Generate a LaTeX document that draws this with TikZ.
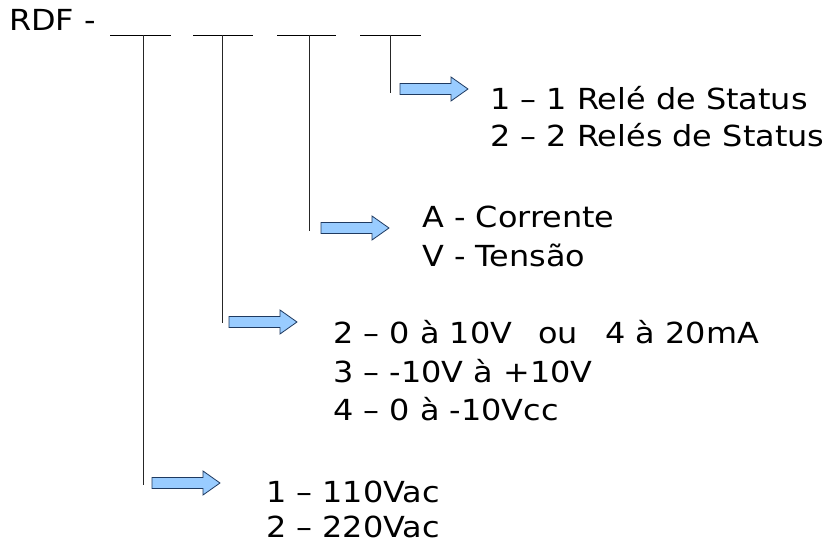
\documentclass[tikz,border=0pt]{standalone}
\usepackage{fontspec}
\setmainfont{DejaVu Sans}[FakeStretch=1.1]
\definecolor{arrowfill}{HTML}{99CCFF}
\definecolor{arrowline}{HTML}{1F3A60}
\tikzset{
  txt/.style={anchor=base west, inner sep=0pt, font=\fontsize{29}{35}\selectfont},
  slot/.style={line width=0.9pt, black},
  lead/.style={line width=0.9pt, black!85},
  pics/blockarrow/.style={code={
    \draw[fill=arrowfill, draw=arrowline, line width=0.8pt, line join=miter]
      (0,-5.5) -- (51,-5.5) -- (51,-12) -- (68,0) -- (51,12) -- (51,5.5) -- (0,5.5) -- cycle;}}
}
\begin{document}
\begin{tikzpicture}[x=1pt,y=1pt]
\useasboundingbox (0,0) rectangle (840,544);
% header
\node[txt] (rdf) at (9,513) {RDF -};
% underline slots
\coordinate (s1a) at (110,509); \coordinate (s1b) at (171,509);
\coordinate (s2a) at (193,509); \coordinate (s2b) at (253,509);
\coordinate (s3a) at (277,509); \coordinate (s3b) at (336,509);
\coordinate (s4a) at (360,509); \coordinate (s4b) at (421,509);
\draw[slot] (s1a) -- (s1b);
\draw[slot] (s2a) -- (s2b);
\draw[slot] (s3a) -- (s3b);
\draw[slot] (s4a) -- (s4b);
% leader tops and bottoms
\coordinate (t1) at (143,509); \coordinate (b1) at (143,59);
\coordinate (t2) at (222,509); \coordinate (b2) at (222,221);
\coordinate (t3) at (309,509); \coordinate (b3) at (309,313);
\coordinate (t4) at (390,509); \coordinate (b4) at (390,451);
\draw[lead] (t1) -- (b1);
\draw[lead] (t2) -- (b2);
\draw[lead] (t3) -- (b3);
\draw[lead] (t4) -- (b4);
% block arrows
\pic at (152,61) {blockarrow};
\pic at (229,222) {blockarrow};
\pic at (321,316) {blockarrow};
\pic at (400,455) {blockarrow};
% group 4
\node[txt] (g4a) at (490,434) {1 – 1 Relé de Status};
\node[txt] (g4b) at (490,397) {2 – 2 Relés de Status};
% group 3
\node[txt] (g3a) at (422,316) {A - Corrente};
\node[txt] (g3b) at (422,277) {V - Tensão};
% group 2
\node[txt] (g2a) at (333,201) {2 – 0 à 10V\hspace{26pt}ou\hspace{27.5pt}4 à 20mA};
\node[txt] (g2b) at (333,162) {3 – -10V à +10V};
\node[txt] (g2c) at (333,124) {4 – 0 à -10Vcc};
% group 1
\node[txt] (g1a) at (266,42) {1 – 110Vac};
\node[txt] (g1b) at (266,7) {2 – 220Vac};
\end{tikzpicture}
\end{document}
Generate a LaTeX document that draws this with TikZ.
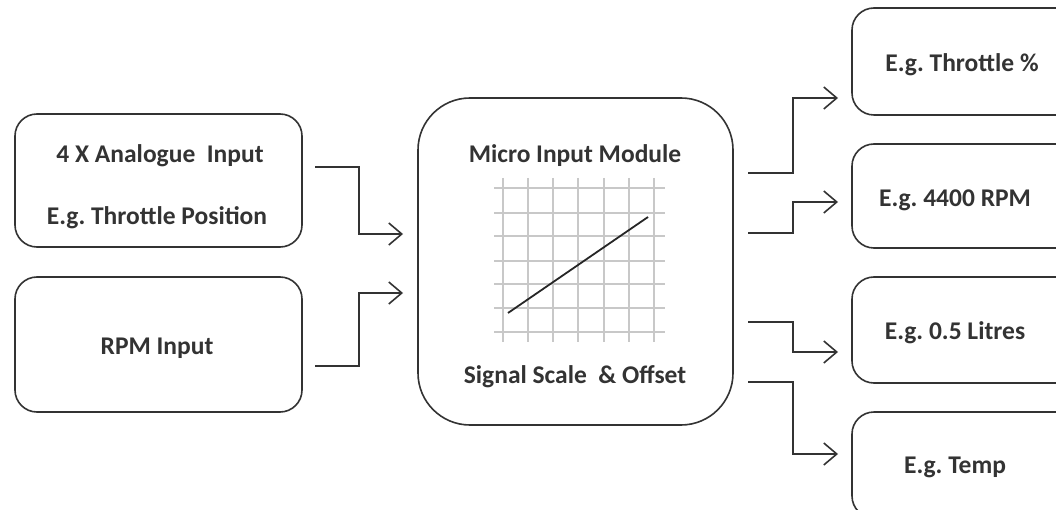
\documentclass[tikz,border=0pt]{standalone}
\usepackage{fontspec}
\setmainfont{Carlito}
\usetikzlibrary{arrows.meta,calc}
\definecolor{ink}{HTML}{333333}
\definecolor{gridgray}{HTML}{C8C8C8}
\frenchspacing
\tikzset{
  box/.style={draw=ink, line width=1.6pt, rounded corners=22pt, inner sep=0pt, fill=white},
  bigbox/.style={box, rounded corners=52pt},
  lbl/.style={text=ink, font=\fontsize{25.5}{30}\selectfont\bfseries, inner sep=0pt},
  arr/.style={draw=ink, line width=1.6pt, -{Straight Barb[length=13pt,width=22pt,line width=1.6pt]}},
  gridline/.style={draw=gridgray, line width=1.3pt},
}
\begin{document}
\begin{tikzpicture}[x=1pt,y=-1pt]
\useasboundingbox (0,0) rectangle (1056,510);
\clip (0,0) rectangle (1056,510);
\fill[white] (0,0) rectangle (1056,510);

% input boxes
\node[box, minimum width=287pt, minimum height=133pt] (in1) at (158.5,180.5) {};
\node[box, minimum width=287pt, minimum height=135pt] (in2) at (158.5,344.5) {};
\node[lbl] (in1a) at (160,156) {4 X Analogue~~Input};
\node[lbl] (in1b) at (157,218) {E.g. Throttle Position};
\node[lbl] (in2a) at (157,348) {RPM Input};

% central module
\node[bigbox, minimum width=315pt, minimum height=327pt] (mim) at (575.5,261.5) {};
\node[lbl] (mimt) at (575,156) {Micro Input Module};
\node[lbl] (mimb) at (575,377) {Signal Scale~~\&~Offset};

% scale and offset chart
\foreach \gx in {503,528,553,578,604,629,654}
  \draw[gridline] (\gx,178) -- (\gx,342);
\foreach \gy in {188,213,236,261,284,308,332}
  \draw[gridline] (494,\gy) -- (665,\gy);
\draw[draw=black!85, line width=1.8pt] (508,313) -- (648,217);

% output boxes
\node[box, minimum width=230pt, minimum height=107pt] (out1) at (967,61.5) {};
\node[box, minimum width=230pt, minimum height=104pt] (out2) at (967,196) {};
\node[box, minimum width=230pt, minimum height=106pt] (out3) at (967,330) {};
\node[box, minimum width=230pt, minimum height=106pt] (out4) at (967,465) {};
\node[lbl] (out1t) at (962,65) {E.g. Throttle \%};
\node[lbl] (out2t) at (955,200) {E.g. 4400 RPM};
\node[lbl] (out3t) at (955,333) {E.g. 0.5 Litres};
\node[lbl] (out4t) at (955,467) {E.g. Temp};

% connector ends
\coordinate (s1) at (315,167);  \coordinate (e1) at (403,234);
\coordinate (s2) at (315,366);  \coordinate (e2) at (403,293);
\coordinate (s3) at (748,173);  \coordinate (e3) at (838,98);
\coordinate (s4) at (748,233);  \coordinate (e4) at (838,202);
\coordinate (s5) at (748,322);  \coordinate (e5) at (838,352);
\coordinate (s6) at (748,382);  \coordinate (e6) at (838,454);

\foreach \a/\b in {s1/e1,s2/e2,s3/e3,s4/e4,s5/e5,s6/e6}
  \draw[arr] (\a) -| ($(\a)!.5!(\b)$) |- (\b);
\end{tikzpicture}
\end{document}
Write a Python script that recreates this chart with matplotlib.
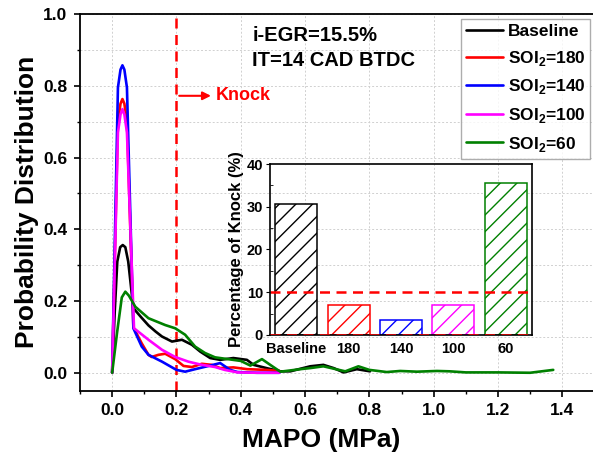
import matplotlib
matplotlib.use("Agg")
import matplotlib.pyplot as plt
from matplotlib.ticker import MultipleLocator

plt.rcParams['font.family'] = ['Liberation Sans', 'DejaVu Sans']
plt.rcParams['font.weight'] = 'bold'
plt.rcParams['mathtext.fontset'] = 'custom'
plt.rcParams['mathtext.bf'] = 'Liberation Sans:bold'
plt.rcParams['mathtext.rm'] = 'Liberation Sans:bold'
plt.rcParams['hatch.linewidth'] = 1.0

# ---------------- data ----------------
base_x = [0, 0.008, 0.016, 0.025, 0.033, 0.041, 0.05, 0.066, 0.09, 0.113, 0.135, 0.155, 0.186, 0.217, 0.248,
          0.274, 0.305, 0.336, 0.377, 0.419, 0.44, 0.48, 0.523, 0.554, 0.616, 0.657, 0.689, 0.72, 0.761, 0.802]
base_y = [0, 0.17, 0.31, 0.35, 0.356, 0.35, 0.31, 0.180, 0.155, 0.132, 0.115, 0.101, 0.087, 0.092, 0.078,
          0.059, 0.041, 0.036, 0.041, 0.036, 0.022, 0.013, 0.004, 0.004, 0.018, 0.022, 0.013, 0.001, 0.010, 0.004]

s180_x = [0, 0.018, 0.026, 0.032, 0.038, 0.046, 0.066, 0.092, 0.113, 0.123, 0.144, 0.165, 0.196, 0.222, 0.248,
          0.279, 0.31, 0.336, 0.377, 0.42, 0.48, 0.52]
s180_y = [0, 0.70, 0.75, 0.763, 0.75, 0.70, 0.127, 0.082, 0.050, 0.044, 0.050, 0.053, 0.038, 0.019, 0.016,
          0.025, 0.022, 0.013, 0.015, 0.010, 0.008, 0.005]

s140_x = [0, 0.018, 0.026, 0.032, 0.038, 0.046, 0.066, 0.092, 0.113, 0.155, 0.2, 0.227, 0.258, 0.3, 0.336,
          0.367, 0.39, 0.45, 0.52]
s140_y = [0, 0.795, 0.845, 0.857, 0.845, 0.795, 0.124, 0.073, 0.050, 0.031, 0.008, 0.003, 0.010, 0.019, 0.027,
          0.008, 0.002, 0.0, 0.0]

s100_x = [0, 0.018, 0.026, 0.032, 0.038, 0.046, 0.068, 0.113, 0.155, 0.196, 0.237, 0.279, 0.32, 0.35, 0.39,
          0.45, 0.52]
s100_y = [0, 0.67, 0.72, 0.735, 0.72, 0.67, 0.124, 0.092, 0.064, 0.044, 0.031, 0.022, 0.016, 0.008, 0.001,
          0.0, 0.0]

s60_x = [0, 0.015, 0.03, 0.041, 0.052, 0.072, 0.113, 0.165, 0.196, 0.227, 0.258, 0.289, 0.32, 0.36, 0.4,
         0.43, 0.466, 0.495, 0.523, 0.585, 0.616, 0.657, 0.725, 0.766, 0.8, 0.854, 0.896, 0.948, 1.01,
         1.05, 1.1, 1.2, 1.3, 1.372]
s60_y = [0, 0.11, 0.21, 0.226, 0.215, 0.184, 0.152, 0.133, 0.124, 0.106, 0.073, 0.055, 0.043, 0.038, 0.033,
         0.020, 0.038, 0.020, 0.003, 0.010, 0.013, 0.018, 0.004, 0.018, 0.008, 0.002, 0.005, 0.003, 0.005,
         0.004, 0.001, 0.001, 0.0, 0.008]

series_x = [base_x, s180_x, s140_x, s100_x, s60_x]
series_y = [base_y, s180_y, s140_y, s100_y, s60_y]
labels = ['Baseline', r'SOI$_\mathbf{2}$=180', r'SOI$_\mathbf{2}$=140', r'SOI$_\mathbf{2}$=100', r'SOI$_\mathbf{2}$=60']
colors = ['black', '#ff0000', '#0000ff', '#ff00ff', '#008000']

bar_cats = ['Baseline', '180', '140', '100', '60']
knock_pct = [30.6, 7.0, 3.5, 7.0, 35.6]

# ---------------- figure ----------------
fig = plt.figure(figsize=(5.93, 4.55), dpi=100)
W, H = 593, 455
ax = fig.add_axes([80 / W, 1 - 390.7 / H, 514.4 / W, 376.7 / H])

for x, y, c, l in zip(series_x, series_y, colors, labels):
    ax.plot(x, y, color=c, lw=1.9, label=l, solid_joinstyle='round', solid_capstyle='round')

ax.set_xlim(-0.1, 1.5)
ax.set_ylim(-0.05, 1.0)
ax.xaxis.set_major_locator(MultipleLocator(0.2))
ax.xaxis.set_minor_locator(MultipleLocator(0.1))
ax.yaxis.set_major_locator(MultipleLocator(0.2))
ax.yaxis.set_minor_locator(MultipleLocator(0.1))
ax.grid(True, which='major', axis='x', color='#d0d0d0', ls=(0, (2, 2)), lw=0.7)
ax.grid(True, which='both', axis='y', color='#d0d0d0', ls=(0, (2, 2)), lw=0.7)
ax.set_axisbelow(True)
ax.tick_params(which='major', direction='out', length=4, width=1.2, labelsize=12.5, pad=5)
ax.tick_params(which='minor', direction='out', length=2.5, width=1.0)
for s in ax.spines.values():
    s.set_linewidth(1.3)
ax.set_xticks([0.0, 0.2, 0.4, 0.6, 0.8, 1.0, 1.2, 1.4])
ax.set_xticklabels(['0.0', '0.2', '0.4', '0.6', '0.8', '1.0', '1.2', '1.4'], fontweight='bold')
ax.set_yticks([0.0, 0.2, 0.4, 0.6, 0.8, 1.0])
ax.set_yticklabels(['0.0', '0.2', '0.4', '0.6', '0.8', '1.0'], fontweight='bold')

ax.set_xlabel('MAPO (MPa)', fontsize=19, fontweight='bold')
ax.xaxis.set_label_coords(0.468, -0.098)
ax.set_ylabel('Probability Distribution', fontsize=19, fontweight='bold')
ax.yaxis.set_label_coords(-0.08, 0.5)

ax.axvline(0.2, color='#ff0000', ls=(0, (4, 2.6)), lw=1.8, zorder=1)
ax.annotate('', xy=(0.316, 0.772), xytext=(0.2, 0.772),
            arrowprops=dict(arrowstyle='-|>', color='#ff0000', lw=1.5, mutation_scale=12))
ax.text(0.323, 0.772, 'Knock', color='#ff0000', fontsize=13, fontweight='bold', va='center', ha='left')

ax.text(0.436, 0.939, 'i-EGR=15.5%', fontsize=14.5, fontweight='bold', va='center', ha='left')
ax.text(0.436, 0.869, 'IT=14 CAD BTDC', fontsize=14.5, fontweight='bold', va='center', ha='left')

leg = fig.legend(loc='upper left', bbox_to_anchor=(461 / W, 1 - 19 / H), prop={'size': 12.5, 'weight': 'bold'},
                 frameon=True, fancybox=False, edgecolor='#999999', handlelength=2.1, handletextpad=0.28,
                 labelspacing=0.55, borderpad=0.3, borderaxespad=0)
leg.get_frame().set_linewidth(1.0)

# ---------------- inset ----------------
ins = fig.add_axes([270 / W, 1 - 335 / H, 262 / W, 171 / H])
ins.patch.set_alpha(0)
pos = list(range(len(bar_cats)))
ins.bar(pos, knock_pct, width=0.8, facecolor='white', edgecolor=colors, hatch='//', lw=1.1)
ins.axhline(10, color='#ff0000', ls=(0, (4, 2.6)), lw=1.8)
ins.axhline(0, color='#ff0000', ls=(0, (4, 2.6)), lw=1.8, zorder=5)
ins.set_xlim(-0.5, 4.5)
ins.set_ylim(0, 40)
ins.set_xticks(pos)
ins.set_xticklabels(bar_cats, fontsize=10.5, fontweight='bold')
ins.tick_params(axis='x', length=0, pad=5)
ins.yaxis.set_major_locator(MultipleLocator(10))
ins.yaxis.set_minor_locator(MultipleLocator(5))
ins.tick_params(axis='y', which='major', direction='out', length=3, labelsize=10.5, pad=2)
ins.tick_params(axis='y', which='minor', direction='in', length=2)
for t in ins.get_yticklabels():
    t.set_fontweight('bold')
for s in ins.spines.values():
    s.set_linewidth(1.2)
ins.set_ylabel('Percentage of Knock (%)', fontsize=12, fontweight='bold', labelpad=2)

fig.savefig('out.png', dpi=100)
◆ ◆ ◆ ◆ ◆ ◆ ◆
REQUEST>
Print everything from the line with "Write a Python" down to the line with "from matplotlib.ticker import MultipleLocator", both included, exactly as written and without the pictures.

RESULT FOR THIS TASK>
Write a Python script that recreates this chart with matplotlib.
import matplotlib
matplotlib.use("Agg")
import matplotlib.pyplot as plt
from matplotlib.ticker import MultipleLocator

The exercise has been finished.